US Passport Revocation

Included in a bill signed into Congress in 2015, was a revenue-raising provision that requires the IRS to revoke or deny the passport of any taxpayer with a seriously delinquent tax debt.  The IRS defines a seriously delinquent tax debt as a tax liability of an amount greater than $50,000, and for which the taxpayer has exhausted all administrative appeal rights. That amount includes penalties and interest in addition to the taxes. The statutory $50,000 amount is adjusted annually for inflation and is currently $59,000. 

For reasons grounded in principle, law, and equity, ACA strongly opposes the notion of revoking passports for the purpose of collecting tax debts. ACA has highlighted to the Congress the serious negative impact such legislation could have on Americans living overseas:  ACA letter to Congress and Final ACA position paper on passport revocation.

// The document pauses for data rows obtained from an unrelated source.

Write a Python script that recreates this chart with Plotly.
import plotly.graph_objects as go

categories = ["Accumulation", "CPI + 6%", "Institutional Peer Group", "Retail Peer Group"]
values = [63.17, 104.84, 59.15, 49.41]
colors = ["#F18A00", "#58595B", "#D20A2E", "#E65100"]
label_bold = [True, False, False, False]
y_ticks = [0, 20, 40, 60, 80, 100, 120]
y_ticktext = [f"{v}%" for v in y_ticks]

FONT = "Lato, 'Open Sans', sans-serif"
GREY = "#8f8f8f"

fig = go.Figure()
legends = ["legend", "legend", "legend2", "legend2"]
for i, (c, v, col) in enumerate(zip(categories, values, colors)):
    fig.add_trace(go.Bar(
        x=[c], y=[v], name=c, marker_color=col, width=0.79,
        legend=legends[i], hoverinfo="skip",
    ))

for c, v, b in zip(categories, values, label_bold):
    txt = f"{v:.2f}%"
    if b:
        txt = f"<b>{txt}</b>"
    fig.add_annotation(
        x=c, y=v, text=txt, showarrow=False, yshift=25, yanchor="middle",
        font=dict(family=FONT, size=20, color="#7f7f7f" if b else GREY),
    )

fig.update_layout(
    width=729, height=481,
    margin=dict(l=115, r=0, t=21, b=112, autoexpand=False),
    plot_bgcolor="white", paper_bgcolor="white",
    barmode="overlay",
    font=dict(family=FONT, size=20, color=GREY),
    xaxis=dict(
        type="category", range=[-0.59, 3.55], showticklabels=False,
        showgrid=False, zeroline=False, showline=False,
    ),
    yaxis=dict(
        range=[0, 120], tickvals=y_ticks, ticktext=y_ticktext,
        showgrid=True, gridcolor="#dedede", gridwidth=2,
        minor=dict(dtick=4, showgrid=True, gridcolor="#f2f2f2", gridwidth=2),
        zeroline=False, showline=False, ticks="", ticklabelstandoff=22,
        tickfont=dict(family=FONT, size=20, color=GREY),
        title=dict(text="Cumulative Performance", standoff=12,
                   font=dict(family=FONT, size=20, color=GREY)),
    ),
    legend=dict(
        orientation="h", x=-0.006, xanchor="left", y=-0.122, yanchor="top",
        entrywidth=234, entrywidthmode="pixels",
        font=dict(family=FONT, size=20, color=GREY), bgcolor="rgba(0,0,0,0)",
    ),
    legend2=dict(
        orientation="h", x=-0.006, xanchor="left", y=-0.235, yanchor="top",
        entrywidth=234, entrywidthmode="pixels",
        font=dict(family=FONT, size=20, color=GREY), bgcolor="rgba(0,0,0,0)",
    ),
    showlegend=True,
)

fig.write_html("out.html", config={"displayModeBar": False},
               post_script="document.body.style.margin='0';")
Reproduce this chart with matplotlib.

ACA is concerned over this provision given the increase in individuals coming into compliance from overseas, the lengthy mail delivery and communication time between the IRS and overseas tax filers, and the risk of error in filing from overseas. ACA also believes that a general policy of revoking US citizen's passports for tax delinquency in unfair.

On October 16, 2019, the IRS reversed its temporary suspension of passport certification for revocation/denial for taxpayers with open National Taxpayer Advocate Services (TAS) cases.

ACA maintains that loss or denial of a US passport for US citizens overseas holds serious and unparalleled consequences compared to those faced by US citizens living in the United States. An ACA Freedom of Information Act request has revealed that of the over 260,000 cases reported for potential passport revocation, approximately 1,850 represent individuals who are overseas residents. A US passport for these US citizens may be the only official US document conclusively proving US citizenship.  The Americans Abroad Caucus supports this position caucus-letter-to-state-department.pdf (

For those US citizens overseas working in high-risk countries and danger zones, a US passport may be their only proof to the US Embassy or Consulate in circumstances necessitating urgent assistance. Also, a US passport is the underpinning document for many Americans to hold “work permits” and “right of residency” in many foreign countries. Without such a document, many would be unable to work or maintain their livelihoods if their US passports were revoked or denied.